▶ Set exercise
Give again, exactly as written, the lines of the records below from the line with "Clone this chart in matplotlib." to the line with "color='#000080', zorder=3, linewidths=0)". Both end lines count; pictures do not.

▶ Information supplied
⟨

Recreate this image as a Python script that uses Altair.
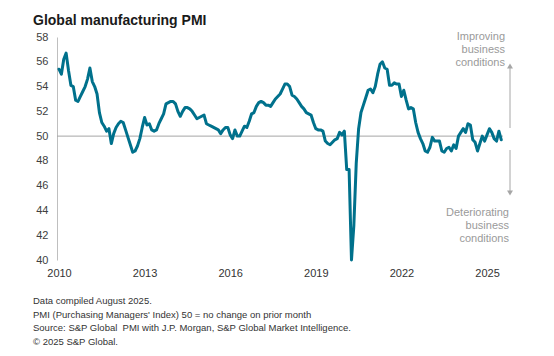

⟩
⟨

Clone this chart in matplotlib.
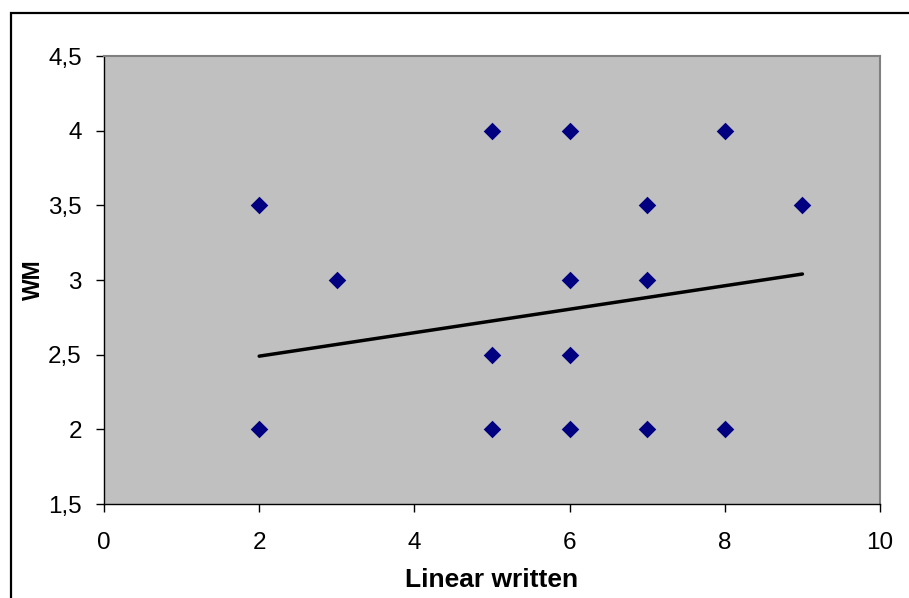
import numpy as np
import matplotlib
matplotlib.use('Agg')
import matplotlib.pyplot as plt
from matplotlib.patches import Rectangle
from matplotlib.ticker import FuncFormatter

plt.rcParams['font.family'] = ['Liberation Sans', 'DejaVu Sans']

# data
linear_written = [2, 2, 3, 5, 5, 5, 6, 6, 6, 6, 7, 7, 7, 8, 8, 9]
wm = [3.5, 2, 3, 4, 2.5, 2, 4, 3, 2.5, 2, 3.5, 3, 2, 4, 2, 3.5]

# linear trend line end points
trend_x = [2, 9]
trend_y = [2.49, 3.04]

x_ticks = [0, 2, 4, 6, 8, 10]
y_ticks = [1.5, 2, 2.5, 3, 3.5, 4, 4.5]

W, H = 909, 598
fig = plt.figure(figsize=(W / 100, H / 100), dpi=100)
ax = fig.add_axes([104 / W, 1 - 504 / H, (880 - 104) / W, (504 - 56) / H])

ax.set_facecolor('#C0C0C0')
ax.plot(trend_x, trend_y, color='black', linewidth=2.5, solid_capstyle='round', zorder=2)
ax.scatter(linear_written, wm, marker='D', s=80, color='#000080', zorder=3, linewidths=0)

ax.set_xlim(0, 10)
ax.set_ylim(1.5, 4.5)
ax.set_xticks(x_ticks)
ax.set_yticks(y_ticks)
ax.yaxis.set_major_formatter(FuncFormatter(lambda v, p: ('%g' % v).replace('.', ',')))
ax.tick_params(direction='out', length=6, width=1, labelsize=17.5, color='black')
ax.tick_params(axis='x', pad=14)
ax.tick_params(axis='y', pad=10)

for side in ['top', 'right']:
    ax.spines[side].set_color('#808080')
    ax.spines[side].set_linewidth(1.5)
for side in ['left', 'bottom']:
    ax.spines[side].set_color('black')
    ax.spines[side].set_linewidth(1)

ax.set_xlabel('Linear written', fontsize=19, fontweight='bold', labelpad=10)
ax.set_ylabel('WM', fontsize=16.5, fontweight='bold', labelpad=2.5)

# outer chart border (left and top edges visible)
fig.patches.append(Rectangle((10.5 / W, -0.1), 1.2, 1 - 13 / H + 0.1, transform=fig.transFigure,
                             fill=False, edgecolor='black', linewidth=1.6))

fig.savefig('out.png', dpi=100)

⟩

▶ Answer for this exercise
Clone this chart in matplotlib.
import numpy as np
import matplotlib
matplotlib.use('Agg')
import matplotlib.pyplot as plt
from matplotlib.patches import Rectangle
from matplotlib.ticker import FuncFormatter

plt.rcParams['font.family'] = ['Liberation Sans', 'DejaVu Sans']

# data
linear_written = [2, 2, 3, 5, 5, 5, 6, 6, 6, 6, 7, 7, 7, 8, 8, 9]
wm = [3.5, 2, 3, 4, 2.5, 2, 4, 3, 2.5, 2, 3.5, 3, 2, 4, 2, 3.5]

# linear trend line end points
trend_x = [2, 9]
trend_y = [2.49, 3.04]

x_ticks = [0, 2, 4, 6, 8, 10]
y_ticks = [1.5, 2, 2.5, 3, 3.5, 4, 4.5]

W, H = 909, 598
fig = plt.figure(figsize=(W / 100, H / 100), dpi=100)
ax = fig.add_axes([104 / W, 1 - 504 / H, (880 - 104) / W, (504 - 56) / H])

ax.set_facecolor('#C0C0C0')
ax.plot(trend_x, trend_y, color='black', linewidth=2.5, solid_capstyle='round', zorder=2)
ax.scatter(linear_written, wm, marker='D', s=80, color='#000080', zorder=3, linewidths=0)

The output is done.